Regal Entertainment’s share price fell about 5.3% in post-market trading today after the No. 1 exhibition chain disclosed that its parent, the Anschutz Corp., will unload 13 million publicly traded Class A shares in a secondary offering.
The sale will leave entrepreneur Philip Anschutz still in charge of the chain with 74% of the votes. Although his Class A stock holdings will fall to 37 million shares, or 27.8% of the total, he owns all of the Class B shares that come with 10 votes apiece.
Anschutz stands to collect about $302.8 million based on Regal’s closing price today of $23.29. He’ll see all of the proceeds: “No shares are being sold by management or the Company,” Regal says.
BofA Merrill Lynch will handle the sale, offering shares “from time to time” to direct buyers, through its agents or New York Stock Exchange brokers.
Regal shares are up 23.4% so far this year as Wall Street warmed to the prospect of strong box office sales later this year and in 2017.
But Regal’s prospects became a little cloudier during the past few months. Last week it reported disappointing results for Q2. Meanwhile its chief competitor, AMC Entertainment, has been busily making deals to become the world’s biggest exhibition chain. It recently agreed to pay $1.2 billion for UK-based Odeon & UCI Cinemas, and $1.2 billion for Carmike Cinemas.
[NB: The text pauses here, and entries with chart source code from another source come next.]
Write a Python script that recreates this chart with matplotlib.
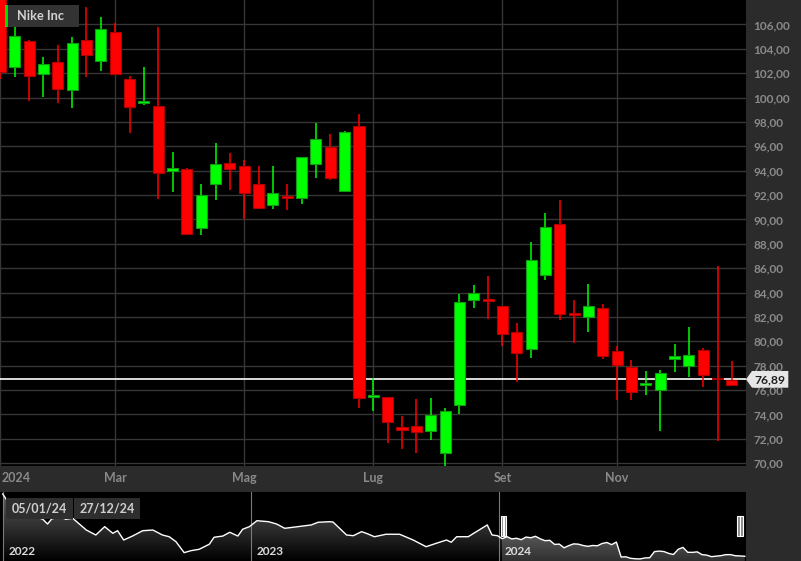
"""
Nike Inc - bougies hebdomadaires 2024 + navigateur 2022-2024 (style terminal sombre).
"""
import numpy as np
import pandas as pd
import matplotlib
matplotlib.use("Agg")
import matplotlib.pyplot as plt
import matplotlib.dates as mdates
from matplotlib.patches import Rectangle, Polygon
from matplotlib.colors import LinearSegmentedColormap

plt.rcParams["font.family"] = ["Lato", "DejaVu Sans"]

# ============================================================================
# DONNÉES
# ============================================================================
TITLE = "Nike Inc"
FIRST_WEEK = "2024-01-05"

OPEN = [108.30, 102.52, 104.66, 101.92, 102.88, 100.61, 104.69, 102.99, 105.37, 101.49,
        99.55, 99.29, 93.98, 94.14, 89.30, 92.94, 94.61, 94.42, 92.89, 91.19,
        91.93, 91.79, 94.55, 95.93, 92.34, 97.68, 75.47, 75.39, 72.95, 73.03,
        72.68, 70.85, 74.74, 83.42, 83.47, 82.87, 80.73, 79.39, 85.44, 89.66,
        82.35, 81.96, 82.70, 79.17, 77.88, 76.38, 75.97, 78.51, 78.00, 79.28,
        77.01, 76.79]
HIGH = [108.80, 105.81, 104.75, 103.29, 104.28, 104.94, 107.40, 106.58, 106.09, 101.73,
        102.47, 105.76, 95.49, 94.20, 92.89, 96.23, 95.41, 94.86, 94.37, 94.37,
        92.89, 95.12, 97.95, 96.97, 97.25, 98.61, 77.01, 75.45, 73.86, 75.29,
        75.37, 74.51, 83.91, 84.65, 85.37, 82.90, 81.53, 88.18, 90.56, 91.63,
        83.42, 84.73, 83.09, 79.61, 78.43, 77.55, 77.61, 79.80, 81.17, 79.44,
        86.15, 78.35]
LOW = [101.50, 101.70, 99.70, 100.06, 99.52, 99.10, 101.65, 102.14, 101.86, 97.05,
       99.35, 91.71, 92.25, 88.76, 88.76, 91.63, 92.45, 90.01, 90.88, 90.86,
       90.81, 91.30, 93.40, 93.22, 92.25, 74.51, 74.27, 71.67, 71.18, 70.87,
       71.92, 69.78, 74.05, 82.73, 81.86, 79.64, 76.65, 78.62, 85.06, 81.77,
       79.85, 80.79, 78.51, 75.20, 75.15, 75.61, 72.62, 77.47, 77.06, 76.24,
       71.86, 76.30]
CLOSE = [102.10, 105.07, 101.78, 102.74, 100.69, 104.49, 103.51, 105.62, 101.92, 99.19,
         99.72, 93.77, 94.20, 88.84, 91.98, 94.53, 94.12, 92.17, 90.92, 92.17,
         91.79, 95.08, 96.58, 93.38, 97.18, 75.33, 75.61, 73.42, 72.74, 72.54,
         73.97, 74.27, 83.19, 84.00, 83.30, 80.62, 79.01, 86.64, 89.41, 82.23,
         82.15, 82.89, 78.82, 78.08, 75.83, 76.60, 77.36, 78.78, 78.84, 77.20,
         76.93, 76.38]
LAST_PRICE = 76.89

MONTH_LABELS = {1: "2024", 3: "Mar", 5: "Mag", 7: "Lug", 9: "Set", 11: "Nov"}
Y_TICKS = list(range(70, 107, 2))

# Navigateur : historique 2022-2023 (le tronçon 2024 reprend les clôtures ci-dessus)
NAV_DATES = ["2021-12-31", "2022-01-07", "2022-01-14", "2022-01-21", "2022-01-28",
             "2022-02-04", "2022-02-11", "2022-02-18", "2022-02-28", "2022-03-07",
             "2022-03-13", "2022-03-25", "2022-04-03", "2022-04-13", "2022-05-03",
             "2022-05-17", "2022-05-30", "2022-06-11", "2022-06-18", "2022-06-27",
             "2022-07-10", "2022-07-25", "2022-08-09", "2022-08-23", "2022-09-02",
             "2022-09-12", "2022-09-24", "2022-10-04", "2022-10-16", "2022-10-31",
             "2022-11-07", "2022-11-20", "2022-11-30", "2022-12-12", "2022-12-19",
             "2022-12-29", "2023-01-09", "2023-01-26", "2023-02-07", "2023-02-19",
             "2023-03-03", "2023-03-18", "2023-03-30", "2023-04-09", "2023-04-26",
             "2023-05-01", "2023-05-21", "2023-05-31", "2023-06-12", "2023-06-19",
             "2023-07-01", "2023-07-18", "2023-08-07", "2023-08-27", "2023-09-15",
             "2023-09-30", "2023-10-15", "2023-10-22", "2023-10-30", "2023-11-16",
             "2023-11-28", "2023-12-14", "2023-12-21", "2023-12-29"]
NAV_CLOSE = [167.5, 157.0, 150.0, 146.0, 147.0,
             142.0, 138.0, 134.0, 130.5, 123.6,
             131.0, 134.0, 130.5, 132.0, 114.8,
             107.5, 119.7, 110.0, 113.8, 100.2,
             106.0, 113.8, 114.8, 107.5, 105.0,
             97.7, 81.7, 84.6, 86.6, 94.0,
             104.2, 106.0, 111.5, 106.0, 115.9,
             119.7, 128.4, 127.0, 123.6, 117.3,
             118.8, 120.7, 122.2, 126.1, 127.0,
             126.5, 107.5, 106.5, 112.4, 110.0,
             105.0, 108.6, 108.6, 100.2, 90.4,
             95.4, 100.2, 96.9, 105.0, 105.0,
             112.4, 122.2, 107.5, 106.5]
NAV_YEARS = ["2022", "2023", "2024"]

# ============================================================================
# STYLE
# ============================================================================
W, H, DPI = 801, 561, 100
PANEL = "#2b2b2b"
GRID = "#363636"
AXIS_TXT = "#8a8a8a"
UP, UP_EDGE = "#00ff00", "#129a12"
DOWN, DOWN_EDGE = "#ff0000", "#b00000"

fig = plt.figure(figsize=(W / DPI, H / DPI), dpi=DPI, facecolor=PANEL)


def px_axes(left, top, right, bottom):
    return fig.add_axes([left / W, 1 - bottom / H, (right - left) / W, (bottom - top) / H])


def px_rect(left, top, right, bottom, color, z=5):
    fig.add_artist(Rectangle((left / W, 1 - bottom / H), (right - left) / W, (bottom - top) / H,
                             transform=fig.transFigure, facecolor=color, edgecolor="none", zorder=z))


def px_text(x, y, s, **kw):
    fig.text(x / W, 1 - y / H, s, fontweight="bold", zorder=6, **kw)


# ============================================================================
# GRAPHIQUE PRINCIPAL
# ============================================================================
weeks = pd.date_range(FIRST_WEEK, periods=len(CLOSE), freq="7D")
x = np.arange(len(CLOSE))
o, h, l, c = map(np.array, (OPEN, HIGH, LOW, CLOSE))
up = c >= o

ax = px_axes(0, 0, 745.5, 466)
ax.set_facecolor("black")
ax.vlines(x, l, h, colors=np.where(up, UP, DOWN), lw=1.1, zorder=3)
ax.bar(x, np.abs(c - o), bottom=np.minimum(o, c), width=0.77,
       color=np.where(up, UP, DOWN), edgecolor=np.where(up, UP_EDGE, DOWN_EDGE),
       linewidth=0.8, zorder=4)
ax.axhline(LAST_PRICE, color="white", lw=1.2, zorder=2)

ax.set_xlim(-0.03, 51.95)
ax.set_ylim(69.77, 108.0)
ax.set_yticks(Y_TICKS)
ax.set_yticklabels([f"{v:.2f}".replace(".", ",") for v in Y_TICKS], fontweight="bold")
ax.yaxis.tick_right()
ax.tick_params(axis="y", length=0, pad=5.4, labelcolor=AXIS_TXT, labelsize=8.5)

# premier bougie de chaque mois étiqueté
month_idx = [int(np.argmax(weeks.month == m)) for m in MONTH_LABELS]
ax.set_xticks(month_idx)
ax.set_xticklabels([])
ax.tick_params(axis="x", length=0)
for i, (m, lab) in zip(month_idx, MONTH_LABELS.items()):
    first = i == 0
    ax.annotate(lab, (i, 0), xycoords=("data", "axes fraction"),
                xytext=(1 if first else 0, -8.8), textcoords="offset points",
                ha="left" if first else "center", va="center",
                color=AXIS_TXT, fontsize=9, fontweight="bold", annotation_clip=False)

ax.grid(True, color=GRID, lw=1.0)
ax.set_axisbelow(True)
for s in ax.spines.values():
    s.set_visible(False)

# étiquette du titre
px_rect(5, 5, 8, 26.7, "#00dd00")
px_rect(8, 5, 79, 26.7, "#333333")
px_text(16.7, 16, TITLE, color="#d2d2d2", fontsize=9.2, ha="left", va="center")

# étiquette du dernier prix
fig.add_artist(Polygon([(746 / W, 1 - 379.3 / H), (752 / W, 1 - 371 / H), (788.3 / W, 1 - 371 / H),
                        (788.3 / W, 1 - 387.7 / H), (752 / W, 1 - 387.7 / H)],
                       closed=True, transform=fig.transFigure, facecolor="#e6e6e6",
                       edgecolor="none", zorder=5))
px_text(770, 379.8, f"{LAST_PRICE:.2f}".replace(".", ","), color="#1e1e1e",
        fontsize=8.7, ha="center", va="center")

# ============================================================================
# NAVIGATEUR
# ============================================================================
nav = px_axes(0, 491.5, 745.5, 561)
nav.set_facecolor("black")

nav_x = mdates.date2num(pd.to_datetime(NAV_DATES + list(weeks)))
nav_y = np.array(NAV_CLOSE + CLOSE)
y0, y1 = 69.5, 171.1

poly = Polygon(np.column_stack([np.r_[nav_x[0], nav_x, nav_x[-1]], np.r_[y0, nav_y, y0]]),
               closed=True, facecolor="none", edgecolor="none")
nav.add_patch(poly)
grad = np.linspace(0, 1, 256).reshape(-1, 1)
dim = LinearSegmentedColormap.from_list("dim", ["#000000", "#606060"])
bright = LinearSegmentedColormap.from_list("bright", ["#303030", "#9a9a9a"])
im = nav.imshow(grad, extent=[nav_x[0], nav_x[-1], y0, y1], origin="lower",
                aspect="auto", cmap=dim, zorder=1)
im.set_clip_path(poly)
sel0, sel1 = mdates.date2num(weeks[0]), mdates.date2num(weeks[-1])
im2 = nav.imshow(grad, extent=[sel0, sel1, y0, y1], origin="lower",
                 aspect="auto", cmap=bright, zorder=1.1)
im2.set_clip_path(poly)
nav.plot(nav_x, nav_y, color="white", lw=1.0, zorder=3)

nav.set_xlim(mdates.date2num(pd.Timestamp("2021-12-27")), mdates.date2num(pd.Timestamp("2024-12-28")))
nav.set_ylim(y0, y1)
nav.set_xticks([])
nav.set_yticks([])
for s in nav.spines.values():
    s.set_visible(False)

for yr in NAV_YEARS:
    d = mdates.date2num(pd.Timestamp(f"{yr}-01-01"))
    nav.axvline(d, color="#7a7a7a", lw=0.8, zorder=2)
    nav.text(d + 7, 0.13, yr, transform=nav.get_xaxis_transform(), color="#dcdcdc",
             fontsize=8.5, fontweight="bold", ha="left", va="center", zorder=4)

# poignées de sélection (deux barrettes, placées à l'intérieur de la sélection)
xt = nav.get_xaxis_transform()
for start in (sel0 - 2, sel1 - 11):
    for k in range(2):
        nav.add_patch(Rectangle((start + k * 4.5, 0.353), 3.2, 0.294, transform=xt,
                                facecolor="#8a8a8a", edgecolor="white", lw=0.8, zorder=5))

# étiquettes des dates sélectionnées
px_rect(6, 498, 72.7, 518.7, "#2e2e2e")
px_rect(74, 498, 140, 518.7, "#2e2e2e")
px_text(39.3, 508.5, weeks[0].strftime("%d/%m/%y"), color="#cfcfcf", fontsize=9,
        ha="center", va="center")
px_text(107, 508.5, weeks[-1].strftime("%d/%m/%y"), color="#cfcfcf", fontsize=9,
        ha="center", va="center")

fig.savefig("out.png", dpi=DPI, facecolor=PANEL)
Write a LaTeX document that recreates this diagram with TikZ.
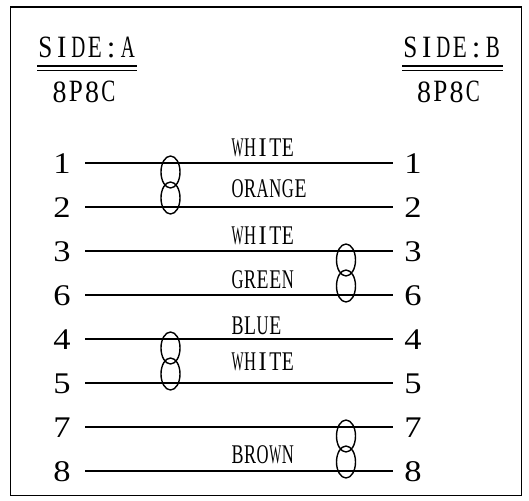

CEO Amy Miles told analysts last week that Regal is “carefully evaluating the alternatives available to us — including investing in future growth via acquisitions and capital expenditures, strengthening the company’s balance sheet and returning value to shareholders via recurring and special dividends.”
In 2014, Regal hired Morgan Stanley to act as financial adviser after the board authorized “the exploration of strategic alternatives to enhance shareholder value, which may include a potential sale of the Company.” But it concluded in January 2015 that it would not look for a buyer.